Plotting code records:

+ + +

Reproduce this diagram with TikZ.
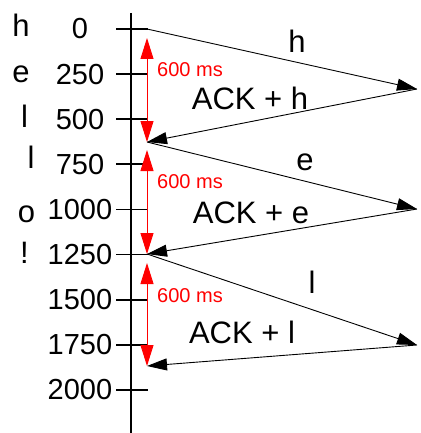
\documentclass[tikz,border=0pt]{standalone}
\usepackage{fontspec}
\setmainfont{Liberation Sans}
\usetikzlibrary{arrows.meta}

\tikzset{
    big/.style={font=\fontsize{31}{31}\selectfont, inner sep=0pt, anchor=base},
    num/.style={font=\fontsize{29}{29}\selectfont, inner sep=0pt},
    msg/.style={line width=0.9pt, -{Triangle[length=20pt, width=12pt]}},
    gap/.style={red, line width=0.9pt, {Triangle[length=21pt, width=13pt]}-{Triangle[length=21pt, width=13pt]}},
    gaplabel/.style={red, font=\fontsize{20}{20}\selectfont, inner sep=0pt, anchor=base west}
}

\begin{document}
\begin{tikzpicture}[x=1pt, y=-1pt]
    \useasboundingbox (0,0) rectangle (420,433);

    % time axis with ticks every 250 ms
    \draw[line width=2pt] (131,13) -- (131,433);
    \foreach \i/\t in {0/0, 1/250, 2/500, 3/750, 4/1000, 5/1250, 6/1500, 7/1750, 8/2000} {
        \draw[line width=1.8pt] (116, 29+45.1*\i) -- (148, 29+45.1*\i);
        \node[num] (t\i) at (80, 29+45.1*\i) {\t};
    }

    % characters typed
    \foreach \c/\x/\y in {h/21/37, e/21/83, l/24.5/127, l/31/168, o/26.5/222, !/24.5/263}
        \node[big] (k\y) at (\x,\y) {\c};

    % send and receive points
    \coordinate (s1) at (147,29);
    \coordinate (r1) at (417,89);
    \coordinate (s2) at (147,142);
    \coordinate (r2) at (417,209);
    \coordinate (s3) at (147,254);
    \coordinate (r3) at (417,345);
    \coordinate (s4) at (147,366);

    \draw[msg] (s1) -- (r1);
    \draw[msg] (r1) -- (s2);
    \draw[msg] (s2) -- (r2);
    \draw[msg] (r2) -- (s3);
    \draw[msg] (s3) -- (r3);
    \draw[msg] (r3) -- (s4);

    \node[big] (h) at (297,53) {h};
    \node[big] (ackh) at (250,110) {ACK + h};
    \node[big] (e) at (305,170) {e};
    \node[big] (acke) at (251,223) {ACK + e};
    \node[big] (l) at (312,293) {l};
    \node[big] (ackl) at (242,343) {ACK + l};

    % 600 ms round trips
    \draw[gap] ([yshift=-9pt]s1) -- (s2);
    \draw[gap] ([yshift=-8pt]s2) -- (s3);
    \draw[gap] ([yshift=-9pt]s3) -- (s4);
    \node[gaplabel] (g1) at (157,77) {600 ms};
    \node[gaplabel] (g2) at (157,188) {600 ms};
    \node[gaplabel] (g3) at (157,302) {600 ms};
\end{tikzpicture}
\end{document}
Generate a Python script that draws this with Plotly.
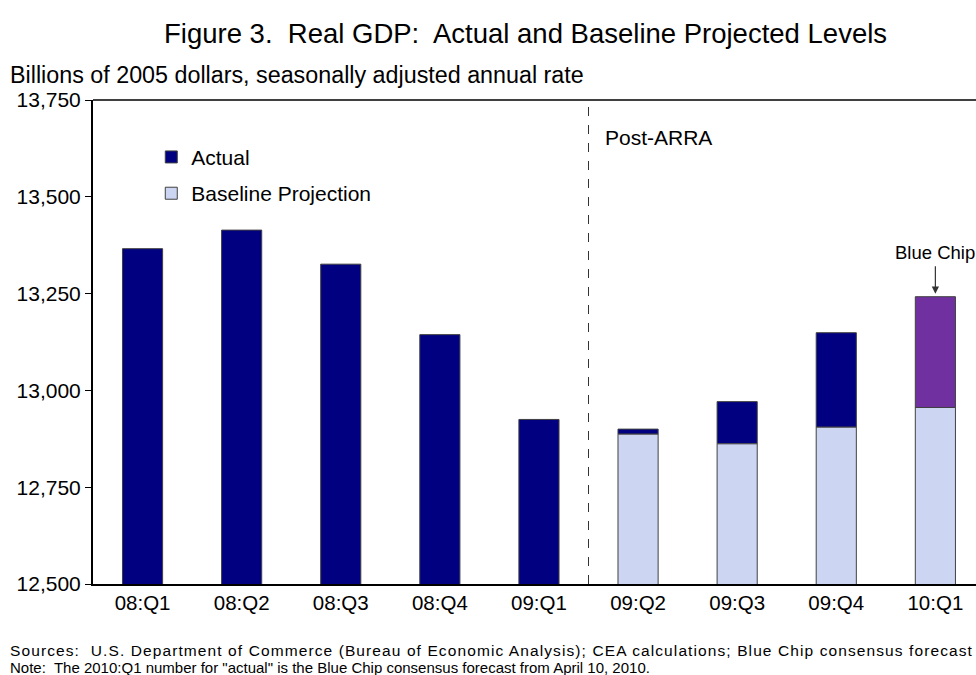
import plotly.graph_objects as go

quarters = ["08:Q1", "08:Q2", "08:Q3", "08:Q4", "09:Q1", "09:Q2", "09:Q3", "09:Q4", "10:Q1"]
actual = [13366, 13414, 13326, 13144, 12925, 12900, 12971, 13149, None]
baseline = [None, None, None, None, None, 12887, 12862, 12905, 12956]
blue_chip = [None, None, None, None, None, None, None, None, 13242]
y_ticks = [12500, 12750, 13000, 13250, 13500, 13750]

FONT = "Liberation Sans, Arial, sans-serif"
NAVY = "#000080"
LIGHT = "#CCD6F2"
PURPLE = "#7030A0"
OUTLINE = "#404040"
BW = 0.405

# actual bars sit on top of the baseline projection where one exists
act_base = [b if b is not None else 0 for b in baseline]
act_len = [(a - b) if a is not None else None for a, b in zip(actual, act_base)]
bc_len = [(c - b) if c is not None else None for c, b in zip(blue_chip, act_base)]

fig = go.Figure()
fig.add_trace(go.Bar(
    x=quarters, y=act_len, base=act_base, name="Actual",
    marker=dict(color=NAVY, line=dict(color=OUTLINE, width=1)),
    width=BW, legendgroup="a",
))
fig.add_trace(go.Bar(
    x=quarters, y=baseline, name="Baseline Projection",
    marker=dict(color=LIGHT, line=dict(color=OUTLINE, width=1)),
    width=BW, legendgroup="b",
))
fig.add_trace(go.Bar(
    x=quarters, y=bc_len, base=act_base, name="Blue Chip",
    marker=dict(color=PURPLE, line=dict(color=OUTLINE, width=1)),
    width=BW, showlegend=False,
))

fig.update_layout(
    width=976, height=675,
    margin=dict(l=93, r=0, t=100, b=91),
    paper_bgcolor="white", plot_bgcolor="white",
    barmode="overlay",
    font=dict(family=FONT, size=19, color="black"),
    showlegend=True,
    legend=dict(
        x=0.066, y=0.924, xanchor="left", yanchor="top",
        bgcolor="rgba(0,0,0,0)", font=dict(size=21),
        traceorder="grouped", tracegroupgap=6, itemwidth=30,
    ),
    xaxis=dict(
        categoryorder="array", categoryarray=quarters,
        range=[-0.5, 8.41], showline=True, linecolor="black", linewidth=1.5,
        ticks="", showgrid=False, zeroline=False,
        tickfont=dict(size=20.5),
    ),
    yaxis=dict(
        range=[12500, 13750], tickvals=y_ticks,
        ticktext=[f"{v:,}" for v in y_ticks],
        showline=True, linecolor="black", linewidth=2,
        ticks="outside", ticklen=6, tickwidth=1, tickcolor="black",
        showgrid=False, zeroline=False, tickfont=dict(size=21),
    ),
    shapes=[
        dict(type="line", xref="paper", yref="paper", x0=0, x1=1, y0=1, y1=1,
             line=dict(color="black", width=1.5)),
        dict(type="line", xref="x", yref="paper", x0=4.5, x1=4.5, y0=0, y1=1,
             line=dict(color="#333333", width=1, dash="dash")),
    ],
    annotations=[
        dict(text="Figure 3.  Real GDP:  Actual and Baseline Projected Levels",
             xref="paper", yref="paper", x=0.5, y=1, xanchor="center", yanchor="middle",
             showarrow=False, font=dict(size=27.5), yshift=67, xshift=-9),
        dict(text="Billions of 2005 dollars, seasonally adjusted annual rate",
             xref="paper", yref="paper", x=-93/883, y=1, xanchor="left", yanchor="middle",
             xshift=8, yshift=25, showarrow=False, font=dict(size=23.3)),
        dict(text="Post-ARRA", xref="x", yref="y", x=4.65, y=13654,
             xanchor="left", yanchor="middle", showarrow=False, font=dict(size=21)),
        dict(text="Blue Chip", xref="x", yref="y", x=8, y=13355,
             xanchor="center", yanchor="middle", showarrow=False, font=dict(size=18.5)),
        dict(text="", xref="x", yref="y", x=8, y=blue_chip[8], showarrow=True,
             ax=0, ay=-32, arrowhead=2, arrowsize=1.2, arrowwidth=1.2,
             arrowcolor="#333333", standoff=3),
        dict(text="<span style=\"letter-spacing:1.1px\">Sources:  U.S. Department of Commerce (Bureau of Economic Analysis); CEA calculations; Blue Chip consensus forecast</span>",
             xref="paper", yref="paper", x=-93/883, y=0, xanchor="left", yanchor="middle",
             xshift=8, yshift=-66, align="left", showarrow=False,
             font=dict(size=15.5)),
        dict(text="Note:  The 2010:Q1 number for \"actual\" is the Blue Chip consensus forecast from April 10, 2010.",
             xref="paper", yref="paper", x=-93/883, y=0, xanchor="left", yanchor="middle",
             xshift=8, yshift=-83, align="left", showarrow=False,
             font=dict(size=15)),
    ],
)

fig.write_html("out.html")
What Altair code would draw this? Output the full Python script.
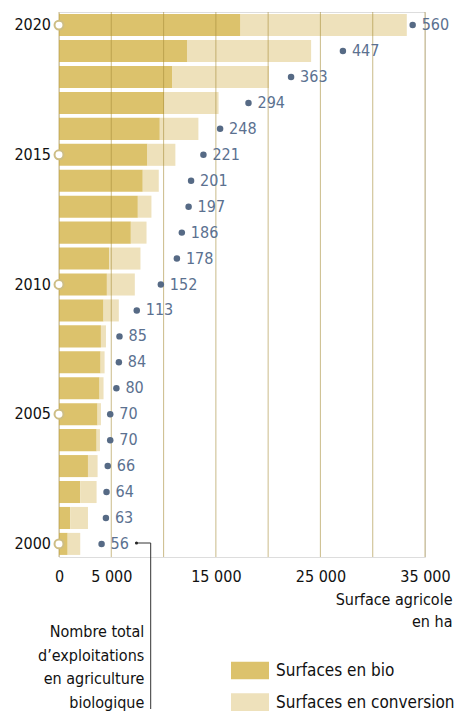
import altair as alt
import pandas as pd

# ---- data -------------------------------------------------------------
years = [2020, 2019, 2018, 2017, 2016, 2015, 2014, 2013, 2012, 2011, 2010,
         2009, 2008, 2007, 2006, 2005, 2004, 2003, 2002, 2001, 2000]
bio_ha = [17360, 12240, 10850, 10080, 9640, 8460, 8010, 7540, 6870, 4800, 4580,
          4260, 4010, 3980, 3880, 3690, 3600, 2770, 2030, 1080, 830]
conv_ha = [15900, 11870, 9220, 5180, 3690, 2670, 1530, 1300, 1500, 2990, 2670,
           1460, 480, 380, 380, 320, 315, 920, 1565, 1690, 1200]
farms = [560, 447, 363, 294, 248, 221, 201, 197, 186, 178, 152,
         113, 85, 84, 80, 70, 70, 66, 64, 63, 56]

series = ["Surfaces en bio", "Surfaces en conversion"]
series_colors = ["#dcc26c", "#eee1bb"]
grid_values = [0, 5000, 10000, 15000, 20000, 25000, 30000, 35000]
tick_values = [0, 5000, 15000, 25000, 35000]
year_marks = [2020, 2015, 2010, 2005, 2000]
x_title = ["Surface agricole", "en ha"]
note_lines = ["Nombre total", "d’exploitations", "en agriculture", "biologique"]

FONT = "DejaVu Sans Condensed, Liberation Sans Narrow, Roboto, sans-serif"
INK = "#111111"
DOT = "#566a85"
DOT_TXT = "#5b7190"

rows = []
for yr, b, c in zip(years, bio_ha, conv_ha):
    rows.append({"year": yr, "type": series[0], "value": b, "k": 0})
    rows.append({"year": yr, "type": series[1], "value": c, "k": 1})
bars_df = pd.DataFrame(rows)
farms_df = pd.DataFrame({"year": years, "farms": farms})
grid_df = pd.DataFrame({"v": grid_values})
marks_df = pd.DataFrame({"year": year_marks})
note_df = pd.DataFrame({"t": ["\n".join(note_lines)]})
leg1_df = pd.DataFrame({"type": [series[0]]})
leg2_df = pd.DataFrame({"type": [series[1]]})

xs = alt.Scale(domain=[0, 35000], nice=False)
ysc = alt.Scale(paddingInner=0.15, paddingOuter=0.08)
color_enc = alt.Color("type:N", scale=alt.Scale(domain=series, range=series_colors), legend=None)

y_enc = alt.Y("year:O", sort="descending", scale=ysc, axis=None)

bars = alt.Chart(bars_df).mark_bar().encode(
    x=alt.X(
        "value:Q", stack="zero", scale=xs,
        axis=alt.Axis(
            values=tick_values, grid=False, ticks=False, domain=False, labelFlush=False,
            labelExpr="datum.value == 0 ? '0' : replace(format(datum.value, ','), ',', ' ')",
            labelFontSize=16, labelColor=INK, labelFont=FONT, labelFontWeight="normal",
            labelPadding=11,
            title=x_title, titleFontSize=16, titleFontWeight="normal", titleFont=FONT,
            titleColor=INK, titleX=393, titleY=34, titleAlign="right",
            titleBaseline="top", titleLineHeight=22, titleAngle=0,
        ),
    ),
    y=y_enc,
    color=color_enc,
    order=alt.Order("k:Q"),
)

rules = alt.Chart(grid_df).mark_rule(color="#a88e3a", opacity=0.55, strokeWidth=1.1).encode(
    x=alt.X("v:Q", scale=xs, axis=None)
)

circles = alt.Chart(marks_df).mark_circle(
    fill="white", stroke="#cdbd84", strokeWidth=2, size=80, opacity=1
).encode(x=alt.value(0), y=y_enc)

year_labels = alt.Chart(marks_df).mark_text(
    align="right", baseline="middle", fontSize=16, font=FONT, color=INK, dx=-8
).encode(x=alt.value(0), y=y_enc, text="year:O")

fs = alt.Scale(domain=[-13, 580], nice=False, zero=False)
dots = alt.Chart(farms_df).mark_circle(size=42, color=DOT, opacity=1).encode(
    x=alt.X("farms:Q", scale=fs, axis=None), y=y_enc
)
dot_labels = alt.Chart(farms_df).mark_text(
    align="left", baseline="middle", dx=9, fontSize=16, font=FONT, color=DOT_TXT
).encode(x=alt.X("farms:Q", scale=fs, axis=None), y=y_enc, text="farms:Q")

# annotation (leader line + note)
lead_dot = alt.Chart(note_df).mark_circle(color="#222", size=10, opacity=1).encode(
    x=alt.value(77.5), y=alt.value(531)
)
lead_h = alt.Chart(note_df).mark_rule(color="#333", strokeWidth=1).encode(
    x=alt.value(77.5), x2=alt.value(91.7), y=alt.value(531)
)
lead_v = alt.Chart(note_df).mark_rule(color="#333", strokeWidth=1).encode(
    x=alt.value(91.7), y=alt.value(531), y2=alt.value(697)
)
note = alt.Chart(note_df).mark_text(
    align="right", baseline="alphabetic", lineBreak="\n", lineHeight=23.7,
    fontSize=16, font=FONT, color=INK
).encode(text="t:N", x=alt.value(85.3), y=alt.value(625))

# manual legend
leg1 = alt.Chart(leg1_df).mark_rect().encode(
    x=alt.value(172), x2=alt.value(210), y=alt.value(649.7), y2=alt.value(667.3), color=color_enc
)
leg2 = alt.Chart(leg2_df).mark_rect().encode(
    x=alt.value(172), x2=alt.value(210), y=alt.value(681.3), y2=alt.value(699.7), color=color_enc
)
leg1t = alt.Chart(leg1_df).mark_text(align="left", baseline="middle", fontSize=17, font=FONT, color=INK).encode(
    text="type:N", x=alt.value(217), y=alt.value(658.5)
)
leg2t = alt.Chart(leg2_df).mark_text(align="left", baseline="middle", fontSize=17, font=FONT, color=INK).encode(
    text="type:N", x=alt.value(217), y=alt.value(690.5)
)

chart = alt.layer(
    bars, rules, dots, dot_labels, circles, year_labels, lead_dot, lead_h, lead_v, note,
    leg1, leg2, leg1t, leg2t
).resolve_scale(x="independent").properties(
    width=366, height=545,
    padding={"left": 51, "top": 4, "right": 29, "bottom": 154},
    autosize=alt.AutoSizeParams(type="none"),
).configure_view(stroke=None).configure(font=FONT)

chart.save("out.html", embed_options={"renderer": "svg", "actions": False})
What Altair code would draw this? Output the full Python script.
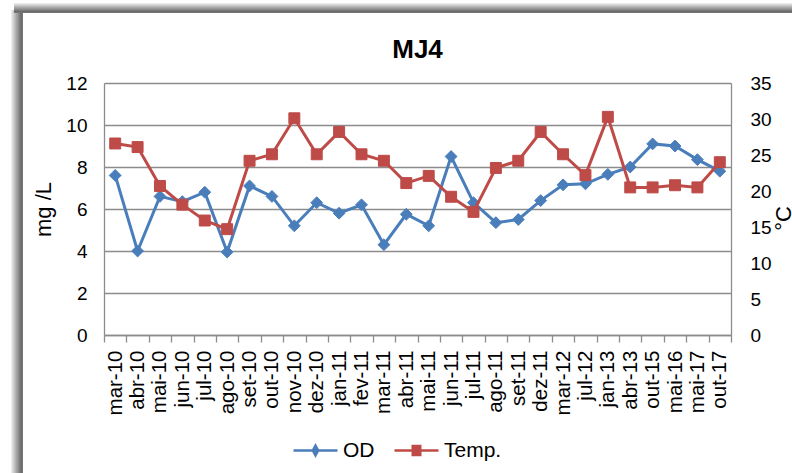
import altair as alt
import pandas as pd

categories = ["mar-10", "abr-10", "mai-10", "jun-10", "jul-10", "ago-10", "set-10",
              "out-10", "nov-10", "dez-10", "jan-11", "fev-11", "mar-11", "abr-11",
              "mai-11", "jun-11", "jul-11", "ago-11", "set-11", "dez-11", "mar-12",
              "jul-12", "jan-13", "abr-13", "out-15", "mai-16", "mai-17", "out-17"]
od = [7.6, 4.0, 6.6, 6.35, 6.8, 3.95, 7.1, 6.6, 5.2, 6.3, 5.8, 6.2, 4.3, 5.75,
      5.2, 8.5, 6.3, 5.35, 5.5, 6.4, 7.15, 7.2, 7.65, 8.0, 9.1, 9.0, 8.35, 7.8]
temp = [26.6, 26.1, 20.7, 18.1, 15.9, 14.7, 24.2, 25.1, 30.1, 25.1, 28.2, 25.1,
        24.2, 21.1, 22.1, 19.2, 17.1, 23.2, 24.2, 28.2, 25.1, 22.2, 30.3, 20.5,
        20.5, 20.8, 20.5, 24.0]
series = ["OD", "Temp."]
colors = ["#4A7EBB", "#BE4B48"]
left_ticks = [0, 2, 4, 6, 8, 10, 12]
right_ticks = [0, 5, 10, 15, 20, 25, 30, 35]

df = pd.DataFrame({"cat": categories, "OD": od, "Temp": temp,
                   "s_od": series[0], "s_t": series[1]})

FONT = "Liberation Sans"
GRAY = "#8c8c8c"

x_enc = alt.X("cat:N", sort=categories, title=None,
              scale=alt.Scale(type="band", paddingInner=0, paddingOuter=0),
              axis=alt.Axis(labelAngle=270, labelFontSize=20.5, labelFont=FONT,
                            labelColor="#000000", tickBand="extent", tickSize=7,
                            tickColor=GRAY, tickWidth=1.3, domainColor=GRAY,
                            domainWidth=1.3, labelPadding=8, grid=False))


def make_legend(path, color, lx):
    return alt.Legend(
        title=None, orient="none", direction="horizontal", legendX=lx, legendY=344,
        symbolType=path, symbolSize=1936, symbolStrokeColor=color,
        symbolFillColor=color, symbolStrokeWidth=2.5, symbolOpacity=1,
        labelFontSize=21, labelFont=FONT, labelColor="#000000",
        labelOffset=4, padding=0)


leg_od = make_legend("M-1,0H1M0,-0.22L0.12,0L0,0.22L-0.12,0Z", colors[0], 188)
leg_t = make_legend("M-1,0H1M-0.17,-0.2H0.17V0.2H-0.17Z", colors[1], 289)

y_od = alt.Y("OD:Q", title="mg /L",
             scale=alt.Scale(domain=[0, 12], nice=False),
             axis=alt.Axis(values=left_ticks, orient="left", grid=True,
                           gridColor=GRAY, gridWidth=1.3, tickSize=0,
                           domainColor=GRAY, domainWidth=1.3,
                           labelFontSize=19, labelFont=FONT, labelColor="#000000",
                           labelPadding=17, titleFontSize=22, titleFont=FONT,
                           titleFontWeight="normal", titleColor="#000000",
                           titlePadding=10))
y_t = alt.Y("Temp:Q", title="°C",
            scale=alt.Scale(domain=[0, 35], nice=False),
            axis=alt.Axis(values=right_ticks, orient="right", grid=False,
                          tickSize=0, domainColor=GRAY, domainWidth=1.3,
                          labelFontSize=19, labelFont=FONT, labelColor="#000000",
                          labelPadding=19, titleFontSize=22, titleFont=FONT,
                          titleFontWeight="normal", titleColor="#000000",
                          titleAngle=270, titleBaseline="top", titlePadding=2,
                          titleY=135))

base = alt.Chart(df)
od_line = base.mark_line(color=colors[0], strokeWidth=3).encode(x=x_enc, y=y_od)
od_pts = base.mark_point(shape="diamond", filled=True, size=140, opacity=1,
                         stroke=colors[0], strokeWidth=1).encode(
    x=x_enc, y=y_od,
    color=alt.Color("s_od:N", scale=alt.Scale(domain=[series[0]], range=[colors[0]]),
                    legend=leg_od))
t_line = base.mark_line(color=colors[1], strokeWidth=3).encode(x=x_enc, y=y_t)
t_pts = base.mark_square(size=120, opacity=1, stroke=colors[1], strokeWidth=1).encode(
    x=x_enc, y=y_t,
    fill=alt.Fill("s_t:N", scale=alt.Scale(domain=[series[1]], range=[colors[1]]),
                  legend=leg_t))

stops = [alt.GradientStop(color="#f2f2f2", offset=0),
         alt.GradientStop(color="#a0a0a0", offset=0.5),
         alt.GradientStop(color="#6a6a6a", offset=0.85),
         alt.GradientStop(color="#7a7a7a", offset=1)]
grad_h = alt.LinearGradient(gradient="linear", x1=0, x2=1, y1=0, y2=0, stops=stops)
grad_v = alt.LinearGradient(gradient="linear", x1=0, x2=0, y1=0, y2=1, stops=stops)
frame_left = alt.Chart().mark_rect(fill=grad_h).encode(
    x=alt.value(-93), x2=alt.value(-81), y=alt.value(-73), y2=alt.value(390))
frame_top = alt.Chart().mark_rect(fill=grad_v).encode(
    x=alt.value(-90), x2=alt.value(690), y=alt.value(-80), y2=alt.value(-70))

od_layer = alt.layer(od_line, od_pts)
t_layer = alt.layer(t_line, t_pts)

chart = alt.layer(frame_left, frame_top, od_layer, t_layer).resolve_scale(
    y="independent"
).properties(
    width=627, height=252,
    title=alt.TitleParams("MJ4", font=FONT, fontSize=26, fontWeight="bold",
                          color="#000000", anchor="middle", frame="group",
                          baseline="alphabetic", offset=-81),
    padding={"left": 104, "top": 83, "right": 61, "bottom": 138},
    autosize=alt.AutoSizeParams(type="none"),
    background="#ffffff",
).configure_view(stroke=None)

chart.save("out.html", embed_options={"renderer": "svg", "actions": False})
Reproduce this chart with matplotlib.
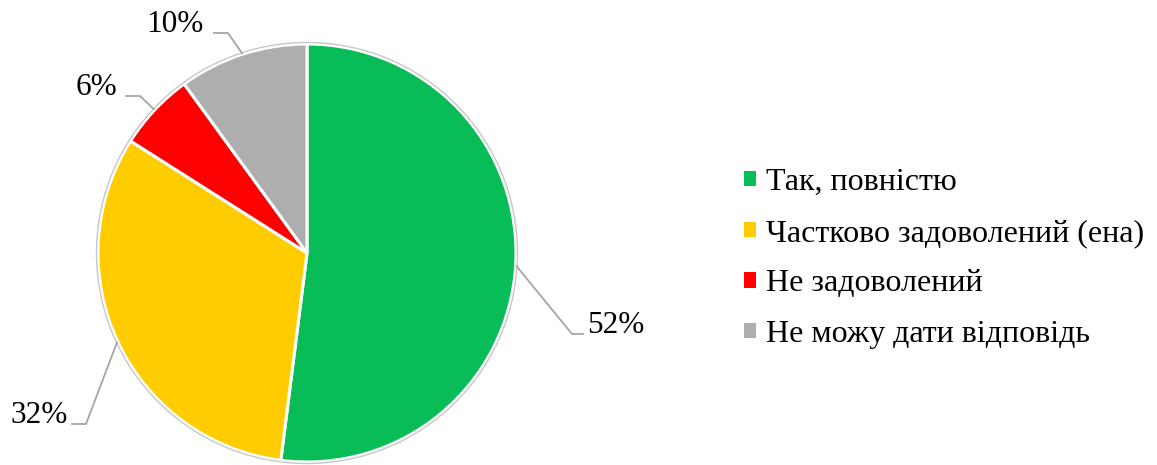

+ + +

Problem:
Go through the records. Copy each line where "this" appears.

Written solution:
Reproduce this diagram with TikZ.
Generate a Python script that draws this with Plotly.
What Altair code would draw this? Output the full Python script.
What Altair code would draw this? Output the full Python script.
Reproduce this chart with matplotlib.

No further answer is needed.